SLAAC with Stateless DHCP

As discussed in my previous post, we can use SLAAC to auto assign ip address based on the prefix advertised in the RA. However with SLAAC you only get the IPv6 address and the gateway and still need to depend on DHCP for the DNS server, domain name and the other options.

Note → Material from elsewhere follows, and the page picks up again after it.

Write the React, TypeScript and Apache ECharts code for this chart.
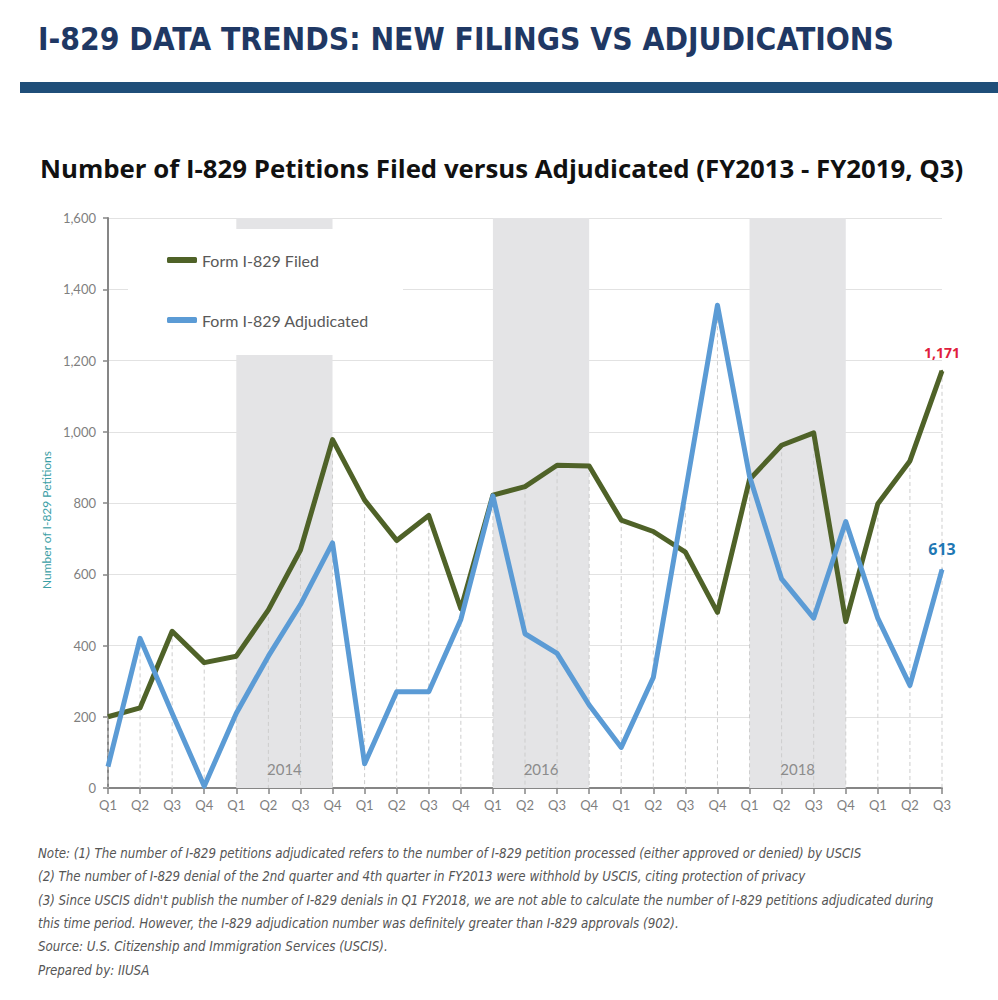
import React, { useEffect, useRef } from "react";
import * as echarts from "echarts";

const categories = [
  "FY2013 Q1", "FY2013 Q2", "FY2013 Q3", "FY2013 Q4",
  "FY2014 Q1", "FY2014 Q2", "FY2014 Q3", "FY2014 Q4",
  "FY2015 Q1", "FY2015 Q2", "FY2015 Q3", "FY2015 Q4",
  "FY2016 Q1", "FY2016 Q2", "FY2016 Q3", "FY2016 Q4",
  "FY2017 Q1", "FY2017 Q2", "FY2017 Q3", "FY2017 Q4",
  "FY2018 Q1", "FY2018 Q2", "FY2018 Q3", "FY2018 Q4",
  "FY2019 Q1", "FY2019 Q2", "FY2019 Q3",
];

const filed = [200, 225, 440, 352, 370, 500, 668, 978, 808, 695, 765, 503, 822, 846, 906, 904, 752, 720, 662, 493, 866, 962, 997, 467, 798, 918, 1171];
const adjudicated = [60, 420, 210, 5, 210, 370, 515, 688, 68, 270, 270, 473, 820, 433, 378, 233, 114, 310, 830, 1355, 875, 587, 477, 748, 476, 288, 613];

const yTicks = [0, 200, 400, 600, 800, 1000, 1200, 1400, 1600];

const highlightedYears = [
  { label: "2014", from: "FY2014 Q1", to: "FY2014 Q4" },
  { label: "2016", from: "FY2016 Q1", to: "FY2016 Q4" },
  { label: "2018", from: "FY2018 Q1", to: "FY2018 Q4" },
];

const pageTitle = "I-829 DATA TRENDS: NEW FILINGS VS ADJUDICATIONS";
const chartTitle = "Number of I-829 Petitions Filed versus Adjudicated (FY2013 - FY2019, Q3)";
const yAxisTitle = "Number of I-829 Petitions";
const seriesNames = ["Form I-829 Filed", "Form I-829 Adjudicated"];
const notes = [
  "Note: (1) The number of I-829 petitions adjudicated refers to the number of I-829 petition processed (either approved or denied) by USCIS",
  "(2) The number of I-829 denial of the 2nd quarter and 4th quarter in FY2013 were withhold by USCIS, citing protection of privacy",
  "(3) Since USCIS didn't publish the number of I-829 denials in Q1 FY2018, we are not able to calculate the number of I-829 petitions adjudicated during",
  "this time period. However, the I-829 adjudication number was definitely greater than I-829 approvals (902).",
  "Source: U.S. Citizenship and Immigration Services (USCIS).",
  "Prepared by: IIUSA",
];

const GREEN = "#4f6228";
const BLUE = "#5b9bd5";
const fmt = (v: number) => v.toLocaleString("en-US");

export default function App() {
  const ref = useRef<HTMLDivElement>(null);

  useEffect(() => {
    document.body.style.margin = "0";
    if (!ref.current) return;
    const chart = echarts.init(ref.current, null, { renderer: "svg" });
    const last = categories.length - 1;
    const noteTops = [853, 876, 900, 923, 946, 970];

    const option: any = {
      animation: false,
      backgroundColor: "#ffffff",
      grid: { left: 108, right: 56, top: 218, bottom: 212 },
      legend: {
        orient: "vertical",
        left: 162,
        top: 247,
        itemGap: 44,
        itemWidth: 30,
        itemHeight: 6,
        icon: "roundRect",
        data: seriesNames,
        textStyle: { color: "#595959", fontSize: 16, fontFamily: "Lato" },
        z: 10,
      },
      xAxis: {
        type: "category",
        data: categories,
        boundaryGap: false,
        axisLine: { lineStyle: { color: "#868686", width: 2 } },
        axisTick: { show: true, length: 6, interval: 0, lineStyle: { color: "#868686", width: 1.5 } },
        axisLabel: {
          interval: 0,
          margin: 10,
          color: "#7f7f7f",
          fontSize: 13,
          fontFamily: "Lato",
          formatter: (v: string) => v.split(" ")[1],
        },
        splitLine: { show: false },
      },
      yAxis: {
        type: "value",
        min: yTicks[0],
        max: yTicks[yTicks.length - 1],
        interval: yTicks[1] - yTicks[0],
        axisLine: { show: true, lineStyle: { color: "#868686", width: 2 } },
        axisTick: { show: true, length: 5, lineStyle: { color: "#868686", width: 1.5 } },
        axisLabel: { color: "#7f7f7f", fontSize: 13, fontFamily: "Lato", margin: 12, formatter: (v: number) => fmt(v) },
        splitLine: { lineStyle: { color: "#e2e2e2", width: 1 } },
      },
      graphic: [
        {
          type: "text",
          left: 38,
          top: 23,
          style: { text: pageTitle, fill: "#1f3864", font: "bold 31.5px 'Liberation Sans Narrow', 'DejaVu Sans Condensed', sans-serif" },
        },
        { type: "rect", shape: { x: 20, y: 82, width: 978, height: 11 }, style: { fill: "#1f4e79" } },
        {
          type: "text",
          left: 40,
          top: 155,
          style: { text: chartTitle, fill: "#111111", font: "bold 25.8px 'Open Sans', sans-serif" },
        },
        { type: "rect", z: 3, shape: { x: 128, y: 229, width: 275, height: 126 }, style: { fill: "#ffffff" } },
        {
          type: "text",
          x: 46,
          y: 520,
          rotation: Math.PI / 2,
          style: {
            text: yAxisTitle,
            fill: "#3a9ea5",
            font: "12px Lato, sans-serif",
            textAlign: "center",
            textVerticalAlign: "middle",
          },
        },
        ...notes.map((t, i) => ({
          type: "text",
          x: 38,
          y: noteTops[i],
          style: {
            text: t,
            fill: "#555555",
            font: "italic 13.2px 'Liberation Sans Narrow', 'DejaVu Sans Condensed', sans-serif",
            textVerticalAlign: "middle",
          },
        })),
      ],
      series: [
        {
          name: "drop-lines",
          type: "custom",
          z: 1,
          silent: true,
          data: filed.map((f, i) => [i, Math.max(f, adjudicated[i])]),
          renderItem: (params: any, api: any) => {
            const top = api.coord([api.value(0), api.value(1)]);
            const bottom = api.coord([api.value(0), 0]);
            return {
              type: "line",
              shape: { x1: top[0], y1: top[1], x2: bottom[0], y2: bottom[1] },
              style: { stroke: "#cdcdcd", lineWidth: 1, lineDash: [4, 3] },
            };
          },
          markArea: {
            silent: true,
            itemStyle: { color: "#e4e4e6" },
            label: {
              show: true,
              position: "insideBottom",
              distance: 12,
              color: "#8c8c8c",
              fontSize: 15,
              fontFamily: "Lato",
            },
            data: highlightedYears.map((b) => [
              { name: b.label, xAxis: b.from, yAxis: yTicks[0] },
              { xAxis: b.to, yAxis: yTicks[yTicks.length - 1] },
            ]),
          },
        },
        {
          name: seriesNames[0],
          type: "line",
          z: 4,
          symbol: "none",
          lineStyle: { color: GREEN, width: 5, join: "round" },
          itemStyle: { color: GREEN },
          data: filed.map((v, i) =>
            i === last
              ? {
                  value: v,
                  symbol: "circle",
                  symbolSize: 2,
                  label: {
                    show: true,
                    position: "top",
                    distance: 10,
                    color: "#e0203c",
                    fontWeight: "bold",
                    fontSize: 14,
                    fontFamily: "Open Sans",
                    formatter: () => fmt(v),
                  },
                }
              : v
          ),
        },
        {
          name: seriesNames[1],
          type: "line",
          z: 5,
          symbol: "none",
          lineStyle: { color: BLUE, width: 5, join: "round" },
          itemStyle: { color: BLUE },
          data: adjudicated.map((v, i) =>
            i === last
              ? {
                  value: v,
                  symbol: "circle",
                  symbolSize: 2,
                  label: {
                    show: true,
                    position: "top",
                    distance: 12,
                    color: "#1f78b4",
                    fontWeight: "bold",
                    fontSize: 16,
                    fontFamily: "Open Sans",
                    formatter: () => fmt(v),
                  },
                }
              : v
          ),
        },
      ],
    };
    chart.setOption(option);
    return () => chart.dispose();
  }, []);

  return <div ref={ref} style={{ width: 998, height: 1000 }} />;
}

This is called Stateless DHCP as it does not track the client mac and the ip (No dhcp binding table is formed).

Please refer the the previous post on how SLAAC works and how to configure it.

http://lets-start-to-learn.blogspot.in/2014/10/ipv6-slaac-gns3-example.html


In this post we'll build upon the previous post and will add Stateless DHCP to it to provide DNS server ip and the domain name to the host devices.

Since GNS3 VPCS was not giving options related to DNS I have created a loopback adapter on my laptop and will be using it to replicate a host machine shown in the topology as a Cloud.

Please refer to my previous posts on how to create a loopback adapter and how to use it in GNS3 as a host machine.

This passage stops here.